Task
Return all lines with the word "this" in them.
>> Start Entries supplied
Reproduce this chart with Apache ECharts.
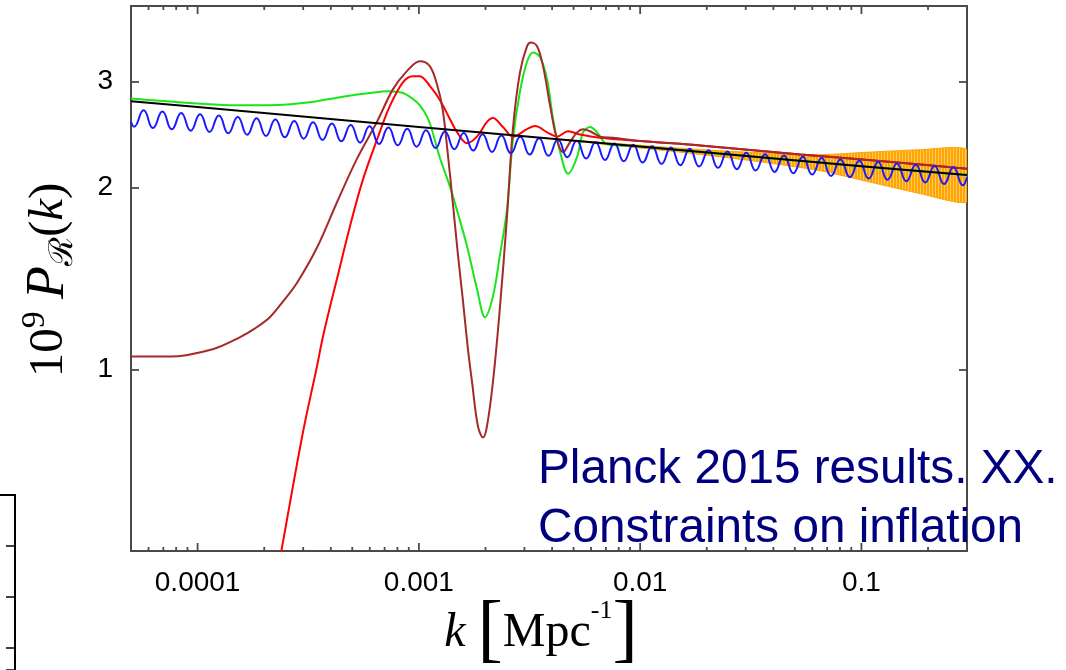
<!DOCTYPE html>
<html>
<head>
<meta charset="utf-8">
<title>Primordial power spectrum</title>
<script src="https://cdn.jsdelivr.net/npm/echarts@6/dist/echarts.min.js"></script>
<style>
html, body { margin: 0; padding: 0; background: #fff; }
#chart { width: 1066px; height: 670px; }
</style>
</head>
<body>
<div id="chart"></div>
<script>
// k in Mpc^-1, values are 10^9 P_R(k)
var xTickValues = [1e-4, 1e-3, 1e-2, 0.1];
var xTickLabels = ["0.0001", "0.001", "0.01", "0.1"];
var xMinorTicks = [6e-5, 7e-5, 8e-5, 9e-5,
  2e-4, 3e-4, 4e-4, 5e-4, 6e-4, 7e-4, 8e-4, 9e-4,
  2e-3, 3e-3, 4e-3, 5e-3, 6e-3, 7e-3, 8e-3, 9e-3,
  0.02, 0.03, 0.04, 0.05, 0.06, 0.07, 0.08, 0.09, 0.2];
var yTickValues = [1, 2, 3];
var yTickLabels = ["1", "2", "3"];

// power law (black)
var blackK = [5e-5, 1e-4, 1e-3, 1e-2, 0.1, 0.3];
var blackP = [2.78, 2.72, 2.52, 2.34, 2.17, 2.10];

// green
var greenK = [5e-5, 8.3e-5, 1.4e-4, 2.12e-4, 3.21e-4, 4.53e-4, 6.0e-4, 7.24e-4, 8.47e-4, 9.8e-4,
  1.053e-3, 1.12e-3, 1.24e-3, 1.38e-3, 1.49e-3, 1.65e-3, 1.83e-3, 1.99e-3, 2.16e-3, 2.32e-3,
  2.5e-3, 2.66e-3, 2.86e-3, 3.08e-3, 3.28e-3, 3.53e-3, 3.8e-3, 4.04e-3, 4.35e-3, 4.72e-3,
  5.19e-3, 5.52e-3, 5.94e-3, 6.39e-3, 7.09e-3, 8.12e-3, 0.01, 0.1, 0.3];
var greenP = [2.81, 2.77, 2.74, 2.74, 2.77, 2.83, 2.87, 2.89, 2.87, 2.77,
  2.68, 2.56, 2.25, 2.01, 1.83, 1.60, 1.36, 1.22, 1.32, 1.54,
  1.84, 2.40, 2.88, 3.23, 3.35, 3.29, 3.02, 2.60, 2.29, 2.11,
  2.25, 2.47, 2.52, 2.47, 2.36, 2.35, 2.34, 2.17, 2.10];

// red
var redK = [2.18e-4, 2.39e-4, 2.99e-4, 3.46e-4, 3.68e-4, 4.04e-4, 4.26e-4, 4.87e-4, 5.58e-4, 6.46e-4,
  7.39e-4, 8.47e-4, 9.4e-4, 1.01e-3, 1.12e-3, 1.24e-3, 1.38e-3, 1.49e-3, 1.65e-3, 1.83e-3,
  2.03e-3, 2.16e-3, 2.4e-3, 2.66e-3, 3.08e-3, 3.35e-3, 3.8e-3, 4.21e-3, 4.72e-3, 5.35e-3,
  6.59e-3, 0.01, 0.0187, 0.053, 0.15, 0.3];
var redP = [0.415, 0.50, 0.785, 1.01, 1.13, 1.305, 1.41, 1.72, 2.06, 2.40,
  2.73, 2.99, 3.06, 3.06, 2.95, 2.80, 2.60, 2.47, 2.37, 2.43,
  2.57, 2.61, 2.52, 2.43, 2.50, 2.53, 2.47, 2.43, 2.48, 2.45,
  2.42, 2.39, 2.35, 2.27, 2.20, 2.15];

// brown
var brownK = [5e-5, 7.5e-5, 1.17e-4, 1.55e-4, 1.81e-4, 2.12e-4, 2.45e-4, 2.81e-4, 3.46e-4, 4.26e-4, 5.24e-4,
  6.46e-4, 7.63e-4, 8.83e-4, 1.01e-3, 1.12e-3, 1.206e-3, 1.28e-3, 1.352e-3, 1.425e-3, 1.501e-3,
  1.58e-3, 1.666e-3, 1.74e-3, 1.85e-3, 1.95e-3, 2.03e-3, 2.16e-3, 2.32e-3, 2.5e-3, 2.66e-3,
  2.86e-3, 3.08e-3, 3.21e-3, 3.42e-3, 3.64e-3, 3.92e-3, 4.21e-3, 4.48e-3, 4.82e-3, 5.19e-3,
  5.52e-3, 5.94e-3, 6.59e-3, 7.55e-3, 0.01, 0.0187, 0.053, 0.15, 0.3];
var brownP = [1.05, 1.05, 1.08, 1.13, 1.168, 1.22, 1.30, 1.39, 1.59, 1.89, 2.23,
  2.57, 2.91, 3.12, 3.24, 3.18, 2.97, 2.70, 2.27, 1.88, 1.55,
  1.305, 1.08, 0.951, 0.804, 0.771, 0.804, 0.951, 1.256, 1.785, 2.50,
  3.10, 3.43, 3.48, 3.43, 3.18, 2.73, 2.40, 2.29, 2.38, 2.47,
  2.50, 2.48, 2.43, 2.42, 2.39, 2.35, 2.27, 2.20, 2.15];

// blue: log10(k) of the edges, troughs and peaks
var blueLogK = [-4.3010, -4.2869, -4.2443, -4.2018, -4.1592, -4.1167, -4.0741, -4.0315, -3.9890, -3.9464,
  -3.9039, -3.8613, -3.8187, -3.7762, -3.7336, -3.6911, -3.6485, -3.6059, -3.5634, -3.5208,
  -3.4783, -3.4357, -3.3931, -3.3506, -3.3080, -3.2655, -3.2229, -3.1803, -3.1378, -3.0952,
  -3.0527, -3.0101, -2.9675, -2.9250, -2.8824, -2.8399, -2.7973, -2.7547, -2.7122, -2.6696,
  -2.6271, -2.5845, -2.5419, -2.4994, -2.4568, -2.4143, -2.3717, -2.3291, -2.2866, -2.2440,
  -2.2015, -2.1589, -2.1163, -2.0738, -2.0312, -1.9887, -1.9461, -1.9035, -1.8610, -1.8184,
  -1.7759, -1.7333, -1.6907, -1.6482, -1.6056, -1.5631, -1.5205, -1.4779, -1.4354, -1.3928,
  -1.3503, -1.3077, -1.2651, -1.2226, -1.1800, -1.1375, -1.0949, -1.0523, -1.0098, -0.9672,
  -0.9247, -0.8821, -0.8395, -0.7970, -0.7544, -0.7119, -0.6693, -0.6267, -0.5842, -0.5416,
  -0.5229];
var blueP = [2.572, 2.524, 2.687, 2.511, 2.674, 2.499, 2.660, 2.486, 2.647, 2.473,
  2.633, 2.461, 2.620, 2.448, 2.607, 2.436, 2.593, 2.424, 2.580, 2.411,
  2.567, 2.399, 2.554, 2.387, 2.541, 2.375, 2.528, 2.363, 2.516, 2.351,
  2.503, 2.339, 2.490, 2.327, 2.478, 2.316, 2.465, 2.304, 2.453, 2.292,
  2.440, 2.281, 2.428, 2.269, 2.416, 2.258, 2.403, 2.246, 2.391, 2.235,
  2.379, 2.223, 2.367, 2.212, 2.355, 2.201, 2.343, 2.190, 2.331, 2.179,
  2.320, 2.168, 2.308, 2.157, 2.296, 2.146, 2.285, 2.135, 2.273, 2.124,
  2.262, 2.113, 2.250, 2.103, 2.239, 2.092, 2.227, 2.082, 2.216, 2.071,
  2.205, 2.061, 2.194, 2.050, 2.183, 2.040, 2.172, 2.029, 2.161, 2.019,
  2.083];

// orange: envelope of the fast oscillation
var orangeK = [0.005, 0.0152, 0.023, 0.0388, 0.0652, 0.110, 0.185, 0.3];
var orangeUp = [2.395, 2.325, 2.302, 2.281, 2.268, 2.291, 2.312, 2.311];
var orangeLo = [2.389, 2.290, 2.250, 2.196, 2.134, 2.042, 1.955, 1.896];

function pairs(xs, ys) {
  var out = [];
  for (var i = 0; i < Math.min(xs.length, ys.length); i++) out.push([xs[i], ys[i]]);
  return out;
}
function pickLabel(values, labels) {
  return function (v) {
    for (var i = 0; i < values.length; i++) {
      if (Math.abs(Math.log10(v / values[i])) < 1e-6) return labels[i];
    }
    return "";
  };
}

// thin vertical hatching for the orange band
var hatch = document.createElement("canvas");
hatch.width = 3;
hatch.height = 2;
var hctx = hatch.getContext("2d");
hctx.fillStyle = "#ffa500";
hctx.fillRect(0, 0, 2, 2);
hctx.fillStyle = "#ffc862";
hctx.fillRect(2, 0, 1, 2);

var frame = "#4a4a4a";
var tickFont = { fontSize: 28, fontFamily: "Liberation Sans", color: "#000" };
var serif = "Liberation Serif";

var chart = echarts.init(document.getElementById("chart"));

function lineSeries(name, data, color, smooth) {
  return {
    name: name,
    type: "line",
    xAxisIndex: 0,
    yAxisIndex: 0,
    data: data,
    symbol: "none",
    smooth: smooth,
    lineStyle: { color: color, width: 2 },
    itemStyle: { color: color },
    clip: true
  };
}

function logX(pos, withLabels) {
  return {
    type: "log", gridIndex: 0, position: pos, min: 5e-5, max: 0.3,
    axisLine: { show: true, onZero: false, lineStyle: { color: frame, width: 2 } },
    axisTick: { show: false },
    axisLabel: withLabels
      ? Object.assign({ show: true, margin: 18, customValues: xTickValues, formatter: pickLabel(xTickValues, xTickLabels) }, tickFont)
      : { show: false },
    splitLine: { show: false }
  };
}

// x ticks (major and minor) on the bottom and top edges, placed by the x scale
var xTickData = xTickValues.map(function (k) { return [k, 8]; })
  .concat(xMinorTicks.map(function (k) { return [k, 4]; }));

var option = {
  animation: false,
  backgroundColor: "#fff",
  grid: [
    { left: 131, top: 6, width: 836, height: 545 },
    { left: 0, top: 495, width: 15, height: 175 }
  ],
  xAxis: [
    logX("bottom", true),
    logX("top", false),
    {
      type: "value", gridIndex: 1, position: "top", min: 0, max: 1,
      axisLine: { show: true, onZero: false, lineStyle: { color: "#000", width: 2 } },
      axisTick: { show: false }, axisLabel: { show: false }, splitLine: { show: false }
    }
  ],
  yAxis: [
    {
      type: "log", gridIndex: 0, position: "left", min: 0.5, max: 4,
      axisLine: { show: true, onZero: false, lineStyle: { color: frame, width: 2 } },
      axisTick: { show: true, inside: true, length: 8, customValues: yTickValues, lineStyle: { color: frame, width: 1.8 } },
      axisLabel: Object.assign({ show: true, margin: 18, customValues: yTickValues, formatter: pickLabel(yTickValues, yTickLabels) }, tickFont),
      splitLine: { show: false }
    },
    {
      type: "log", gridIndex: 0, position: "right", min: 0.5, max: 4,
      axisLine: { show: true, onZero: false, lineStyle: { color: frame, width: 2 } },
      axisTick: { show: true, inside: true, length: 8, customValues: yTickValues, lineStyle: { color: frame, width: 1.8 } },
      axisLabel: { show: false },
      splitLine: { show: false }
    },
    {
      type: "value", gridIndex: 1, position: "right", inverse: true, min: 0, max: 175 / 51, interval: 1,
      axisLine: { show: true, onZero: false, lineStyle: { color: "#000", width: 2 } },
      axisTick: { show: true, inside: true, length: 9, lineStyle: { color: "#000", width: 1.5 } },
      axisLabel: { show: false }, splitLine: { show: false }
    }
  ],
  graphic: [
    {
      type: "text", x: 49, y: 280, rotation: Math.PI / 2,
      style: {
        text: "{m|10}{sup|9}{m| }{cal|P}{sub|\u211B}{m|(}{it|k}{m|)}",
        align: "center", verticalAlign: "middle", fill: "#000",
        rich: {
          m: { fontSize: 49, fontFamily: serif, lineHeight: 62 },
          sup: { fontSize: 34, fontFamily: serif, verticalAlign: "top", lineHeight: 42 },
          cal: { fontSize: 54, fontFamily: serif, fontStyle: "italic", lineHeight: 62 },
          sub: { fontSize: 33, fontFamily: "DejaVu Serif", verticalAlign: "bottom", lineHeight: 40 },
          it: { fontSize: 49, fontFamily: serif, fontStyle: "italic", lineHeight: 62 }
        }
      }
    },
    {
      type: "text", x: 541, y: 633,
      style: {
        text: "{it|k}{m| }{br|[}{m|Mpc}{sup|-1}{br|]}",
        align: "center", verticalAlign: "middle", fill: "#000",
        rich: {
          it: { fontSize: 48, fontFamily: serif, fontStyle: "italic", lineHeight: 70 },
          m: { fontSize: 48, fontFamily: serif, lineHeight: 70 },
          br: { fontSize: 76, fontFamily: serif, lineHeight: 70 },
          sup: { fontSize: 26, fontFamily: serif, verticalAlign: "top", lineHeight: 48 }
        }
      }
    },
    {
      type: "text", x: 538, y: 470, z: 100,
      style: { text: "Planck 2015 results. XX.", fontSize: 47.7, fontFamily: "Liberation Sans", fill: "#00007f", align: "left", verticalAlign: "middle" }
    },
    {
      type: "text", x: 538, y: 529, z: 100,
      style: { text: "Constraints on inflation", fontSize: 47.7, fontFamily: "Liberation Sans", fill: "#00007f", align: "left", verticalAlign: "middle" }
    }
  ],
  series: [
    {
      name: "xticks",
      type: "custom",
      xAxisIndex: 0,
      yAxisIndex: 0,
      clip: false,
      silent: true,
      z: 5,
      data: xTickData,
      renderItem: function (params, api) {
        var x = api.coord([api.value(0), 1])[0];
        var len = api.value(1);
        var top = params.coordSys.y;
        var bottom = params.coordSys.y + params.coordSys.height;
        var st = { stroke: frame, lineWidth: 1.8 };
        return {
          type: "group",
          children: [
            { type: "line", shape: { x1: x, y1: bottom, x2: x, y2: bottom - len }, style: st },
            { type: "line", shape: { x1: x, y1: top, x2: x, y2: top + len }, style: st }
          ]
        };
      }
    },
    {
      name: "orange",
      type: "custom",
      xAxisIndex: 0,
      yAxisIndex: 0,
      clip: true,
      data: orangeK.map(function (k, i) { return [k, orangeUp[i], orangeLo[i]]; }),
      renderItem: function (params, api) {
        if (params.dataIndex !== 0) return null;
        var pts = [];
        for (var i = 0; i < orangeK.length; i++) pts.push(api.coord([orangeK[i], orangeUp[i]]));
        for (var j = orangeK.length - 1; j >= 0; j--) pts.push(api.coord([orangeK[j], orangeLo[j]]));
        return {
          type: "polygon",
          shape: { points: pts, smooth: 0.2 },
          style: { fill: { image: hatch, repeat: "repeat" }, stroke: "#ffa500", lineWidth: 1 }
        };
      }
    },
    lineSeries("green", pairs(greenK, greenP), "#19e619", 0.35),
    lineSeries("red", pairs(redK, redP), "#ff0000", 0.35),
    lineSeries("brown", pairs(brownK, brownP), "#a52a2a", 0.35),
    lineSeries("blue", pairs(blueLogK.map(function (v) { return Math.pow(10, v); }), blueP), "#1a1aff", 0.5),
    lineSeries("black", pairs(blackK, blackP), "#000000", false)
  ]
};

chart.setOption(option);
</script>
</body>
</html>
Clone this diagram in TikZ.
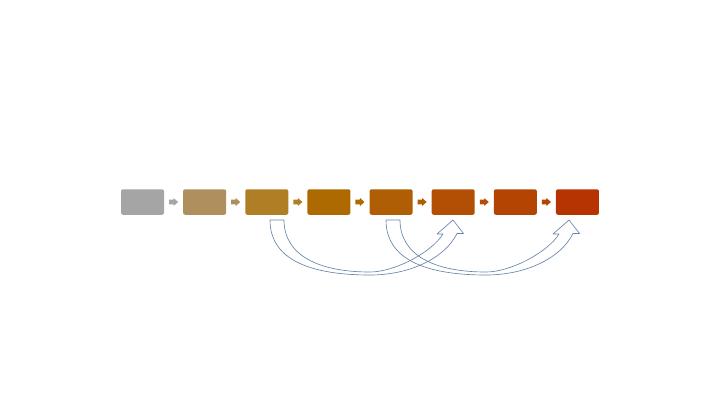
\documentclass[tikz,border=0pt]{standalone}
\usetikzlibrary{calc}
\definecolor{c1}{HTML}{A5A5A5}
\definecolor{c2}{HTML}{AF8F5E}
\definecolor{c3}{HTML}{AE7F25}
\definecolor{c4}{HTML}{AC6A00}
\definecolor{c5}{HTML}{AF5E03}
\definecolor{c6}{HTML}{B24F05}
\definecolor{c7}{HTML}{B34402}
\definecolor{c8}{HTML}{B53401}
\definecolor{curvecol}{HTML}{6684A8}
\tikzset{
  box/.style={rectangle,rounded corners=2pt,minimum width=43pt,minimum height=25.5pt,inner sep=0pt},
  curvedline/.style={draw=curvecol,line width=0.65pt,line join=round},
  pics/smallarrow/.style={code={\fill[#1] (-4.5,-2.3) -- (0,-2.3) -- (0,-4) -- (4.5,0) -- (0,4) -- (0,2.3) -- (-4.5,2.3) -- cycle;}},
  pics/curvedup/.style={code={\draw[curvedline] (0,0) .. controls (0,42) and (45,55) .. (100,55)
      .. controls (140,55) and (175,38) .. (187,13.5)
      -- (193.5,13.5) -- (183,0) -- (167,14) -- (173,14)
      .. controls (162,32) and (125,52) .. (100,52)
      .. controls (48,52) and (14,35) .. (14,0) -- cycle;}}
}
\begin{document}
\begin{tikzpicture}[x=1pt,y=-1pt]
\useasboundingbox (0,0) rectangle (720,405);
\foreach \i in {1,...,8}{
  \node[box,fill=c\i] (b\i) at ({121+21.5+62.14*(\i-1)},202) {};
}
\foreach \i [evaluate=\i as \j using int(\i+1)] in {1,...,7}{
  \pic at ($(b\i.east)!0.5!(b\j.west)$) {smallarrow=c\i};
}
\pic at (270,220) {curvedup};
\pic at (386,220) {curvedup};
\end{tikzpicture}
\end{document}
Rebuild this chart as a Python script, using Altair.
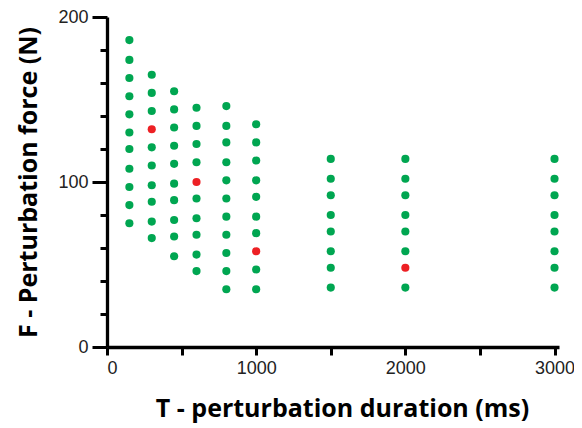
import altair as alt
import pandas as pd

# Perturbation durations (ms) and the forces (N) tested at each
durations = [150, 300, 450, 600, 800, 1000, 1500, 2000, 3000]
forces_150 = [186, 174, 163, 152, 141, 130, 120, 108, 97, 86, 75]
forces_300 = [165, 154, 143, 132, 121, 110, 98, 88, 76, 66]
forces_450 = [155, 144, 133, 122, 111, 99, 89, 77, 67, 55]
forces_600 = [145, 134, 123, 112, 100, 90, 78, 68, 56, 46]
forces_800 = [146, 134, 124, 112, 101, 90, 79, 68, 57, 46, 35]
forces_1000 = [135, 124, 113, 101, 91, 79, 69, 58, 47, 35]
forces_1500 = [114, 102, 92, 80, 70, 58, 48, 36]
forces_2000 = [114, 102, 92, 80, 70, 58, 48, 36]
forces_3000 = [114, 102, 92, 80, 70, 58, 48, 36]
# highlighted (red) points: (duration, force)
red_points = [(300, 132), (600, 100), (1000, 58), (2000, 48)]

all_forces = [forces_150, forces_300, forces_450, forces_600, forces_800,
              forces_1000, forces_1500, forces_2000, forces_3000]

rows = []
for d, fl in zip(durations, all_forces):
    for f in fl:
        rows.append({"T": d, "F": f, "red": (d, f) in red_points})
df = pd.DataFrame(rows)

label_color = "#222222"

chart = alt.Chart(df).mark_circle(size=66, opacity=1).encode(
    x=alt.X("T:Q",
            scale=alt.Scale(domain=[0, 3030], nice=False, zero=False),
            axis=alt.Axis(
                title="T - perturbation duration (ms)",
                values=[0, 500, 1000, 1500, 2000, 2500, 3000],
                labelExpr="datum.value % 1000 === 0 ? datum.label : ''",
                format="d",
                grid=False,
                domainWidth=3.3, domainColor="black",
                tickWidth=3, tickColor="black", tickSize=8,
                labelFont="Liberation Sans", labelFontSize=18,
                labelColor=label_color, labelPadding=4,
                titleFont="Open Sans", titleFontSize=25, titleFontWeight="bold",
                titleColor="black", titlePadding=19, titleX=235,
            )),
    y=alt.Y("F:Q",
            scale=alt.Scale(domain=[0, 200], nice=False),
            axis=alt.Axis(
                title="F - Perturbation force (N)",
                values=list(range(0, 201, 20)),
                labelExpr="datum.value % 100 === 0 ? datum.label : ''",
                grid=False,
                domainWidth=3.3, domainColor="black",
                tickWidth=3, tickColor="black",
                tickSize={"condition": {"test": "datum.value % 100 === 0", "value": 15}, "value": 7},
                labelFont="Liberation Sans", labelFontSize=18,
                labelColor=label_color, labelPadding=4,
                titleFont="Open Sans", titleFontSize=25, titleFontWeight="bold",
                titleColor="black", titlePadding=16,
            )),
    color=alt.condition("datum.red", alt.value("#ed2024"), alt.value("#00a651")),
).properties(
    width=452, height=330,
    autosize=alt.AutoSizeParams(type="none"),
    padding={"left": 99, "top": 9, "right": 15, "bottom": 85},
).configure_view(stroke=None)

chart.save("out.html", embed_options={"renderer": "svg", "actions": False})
>> End Entries supplied
Written answer
Reproduce this chart with Apache ECharts.
Clone this diagram in TikZ.
Rebuild this chart as a Python script, using Altair.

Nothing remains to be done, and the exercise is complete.